La tombe d’Adolphe Thiers est l’un des plus imposants édifices du cimetière du Père-Lachaise. En 1971, à l’occasion du centenaire de la Commune, un attentat y fut perpétré, mais sans grande gravité pour le prétentieux monument. Réservé aux visiteurs curieux et attentifs, un discret graffiti à l’entrée du mausolée est aujourd’hui toujours visible, ses lettres maladroites font apparaître trois mots presqu’effacés : « Vive la commune ». Tardi connaît bien le cimetière du Père-Lachaise que l’on retrouve régulièrement dans les aventures d’Adèle Blanc-Sec. Un lieu profondément ancré dans l’univers de Tardi qui l’associe à la fois aux histoires fantastiques de sa célèbre héroïne, mais aussi aux combats des communards et au souvenir de la sinistre Semaine sanglante de mai 1871. Dans l’œuvre de Tardi, 20 ans en mai 1871 est évidemment aussi à rapprocher du Cri du peuple, adaptation en quatre tomes du roman de Jean Vautrin.

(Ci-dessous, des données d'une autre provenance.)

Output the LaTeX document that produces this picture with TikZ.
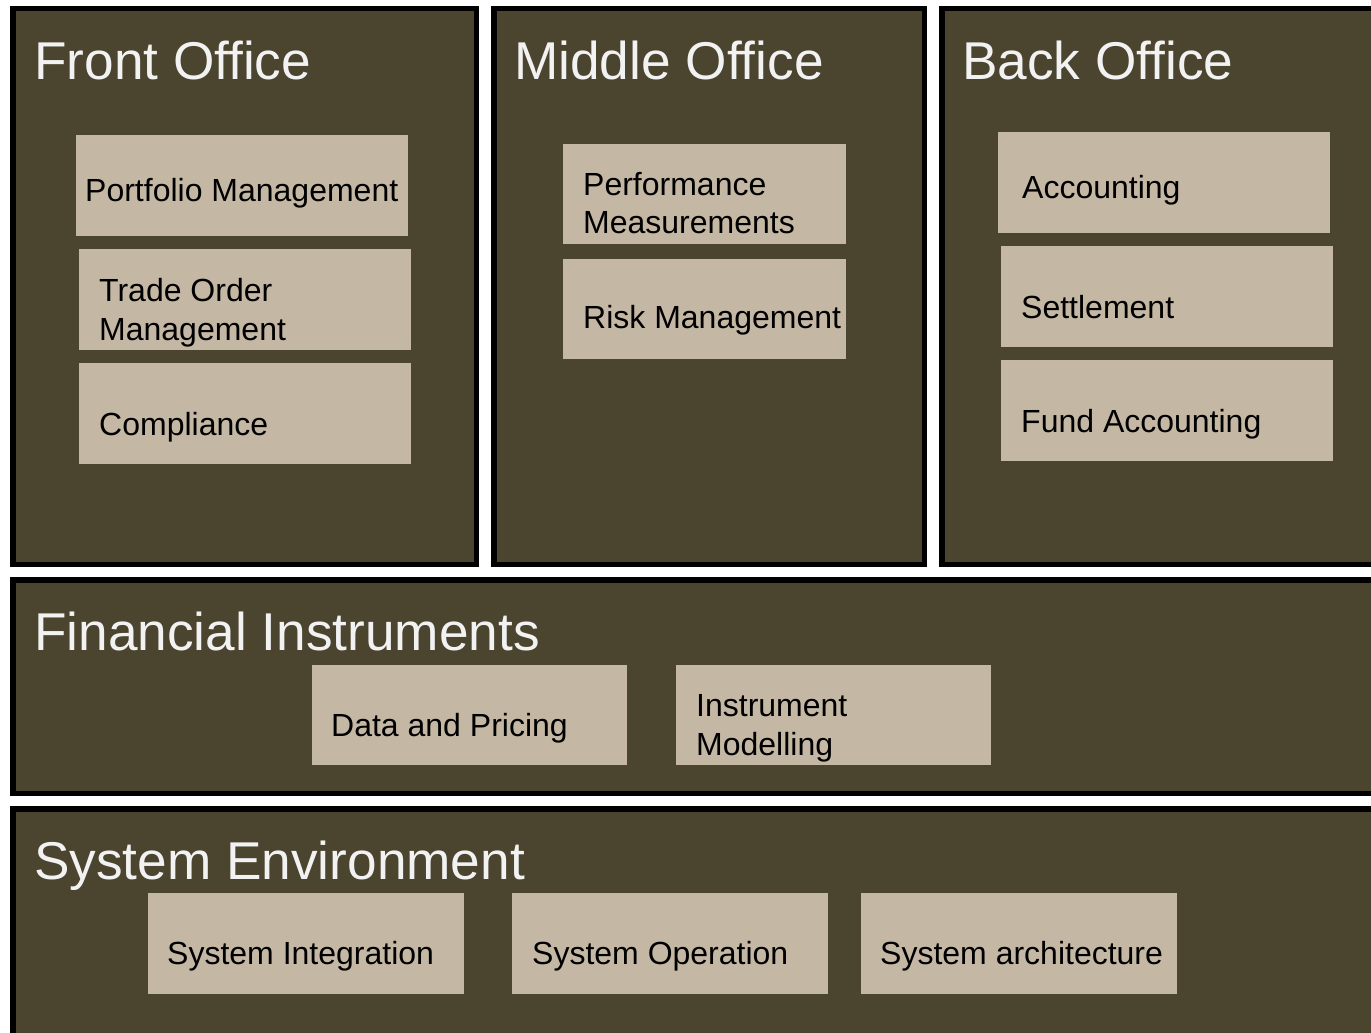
\documentclass[tikz,border=0pt]{standalone}
\usepackage{fontspec}
\setmainfont{Liberation Sans}
\definecolor{olive}{RGB}{75,68,46}
\definecolor{tan}{RGB}{196,183,164}
\definecolor{titlewhite}{RGB}{242,242,242}
\begin{document}
\begin{tikzpicture}[x=1pt,y=-1pt,
  panel/.style={draw=black,line width=5.5pt,fill=olive},
  item/.style={fill=tan,draw=none},
  ptitle/.style={anchor=base west,inner sep=0pt,text=titlewhite,font=\fontsize{53.2}{63}\selectfont},
  itext/.style={anchor=base west,inner sep=0pt,text=black,align=left,font=\fontsize{32}{38.3}\selectfont}]
\useasboundingbox (0,0) rectangle (1371,1033);
\fill[white] (0,0) rectangle (1371,1033);
\begin{scope}
\clip (0,0) rectangle (1371,1033);
% panels
\draw[panel] (12.75,8.75) rectangle (476.25,564.25);
\draw[panel] (493.75,8.75) rectangle (924.25,564.25);
\draw[panel] (941.75,8.75) rectangle (1385,564.25);
\draw[panel] (12.75,579.75) rectangle (1385,793.25);
\draw[panel] (12.75,808.75) rectangle (1385,1045);
\end{scope}
% titles
\node[ptitle] (tfront) at (34,80) {Front Office};
\node[ptitle] (tmiddle) at (514,80) {Middle Office};
\node[ptitle] (tback) at (962,80) {Back Office};
\node[ptitle] (tfin) at (34,650) {Financial Instruments};
\node[ptitle] (tsys) at (34,879) {System Environment};
% front office items
\fill[item] (76,135) rectangle (408,236);
\node[itext] (pm) at (85,201) {Portfolio Management};
\fill[item] (79,249) rectangle (411,350);
\node[itext] (tom) at (99,340) {Trade Order\\Management};
\fill[item] (79,363) rectangle (411,464);
\node[itext] (comp) at (99,435) {Compliance};
% middle office items
\fill[item] (563,144) rectangle (846,244);
\node[itext] (perf) at (583,233.5) {Performance\\Measurements};
\fill[item] (563,259) rectangle (846,359);
\node[itext] (risk) at (583,328) {Risk Management};
% back office items
\fill[item] (998,132) rectangle (1330,233);
\node[itext] (acc) at (1022,198) {Accounting};
\fill[item] (1001,246) rectangle (1333,347);
\node[itext] (sett) at (1021,318) {Settlement};
\fill[item] (1001,360) rectangle (1333,461);
\node[itext] (fund) at (1021,432) {Fund Accounting};
% financial instruments
\fill[item] (312,665) rectangle (627,765);
\node[itext] (dp) at (331,736) {Data and Pricing};
\fill[item] (676,665) rectangle (991,765);
\node[itext] (im) at (696,755) {Instrument\\Modelling};
% system environment
\fill[item] (148,893) rectangle (464,994);
\node[itext] (si) at (167,964) {System Integration};
\fill[item] (512,893) rectangle (828,994);
\node[itext] (so) at (532,964) {System Operation};
\fill[item] (861,893) rectangle (1177,994);
\node[itext] (sa) at (880,964) {System architecture};
\end{tikzpicture}
\end{document}
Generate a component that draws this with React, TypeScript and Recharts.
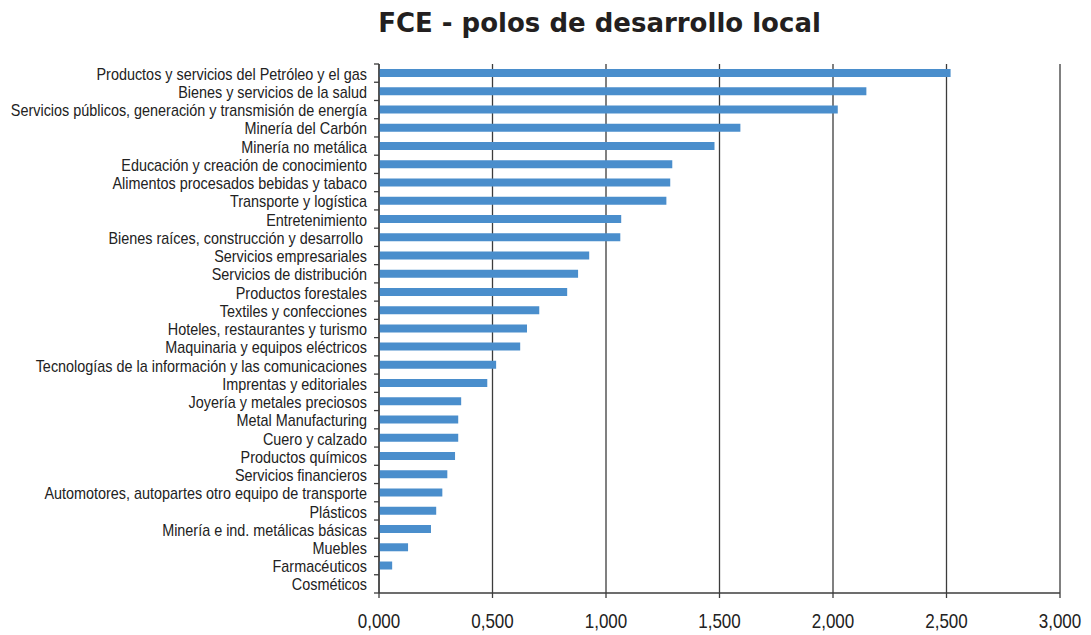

Jacques Tardi vient ici ponctuer son travail de mémoire sur la Commune, rendant hommage, avec son empathie libertaire, aux jeunes fédérés d’alors dont les fantômes peuplent encore les allées du Père-Lachaise qu’il aime arpenter. Avec ce court récit, Tardi s’attache plus particulièrement à cet endroit emblématique de Paris qu’il affectionne et qu’il visite régulièrement en voisin. Les habitués reconnaîtront sous ses traits de crayon certaines perspectives, passages et tombes, comme l’étonnant monument orné d’un impressionnant pélican. Le trait de Tardi est sobre et toujours très enlevé, du noir et du blanc, sans niveaux de gris, tel que Frans Masereel l’affectionnait. L’humour et l’ironie pointent sous son crayon aux détours des yeux malicieux de la Mort avec son sablier qui, de page en page, égrène le temps qui passe. Quant au personnage principal, Tardi le dessine en vieillard titubant, malhabile sur le sol inégal, mais déterminé à avancer coûte que coûte vers les hauteurs du cimetière où trône l’immense tombeau d’Adolphe Thiers pour lui réserver, sous les regards goguenards des corbeaux, un dernier geste profanateur, une vengeance éternelle.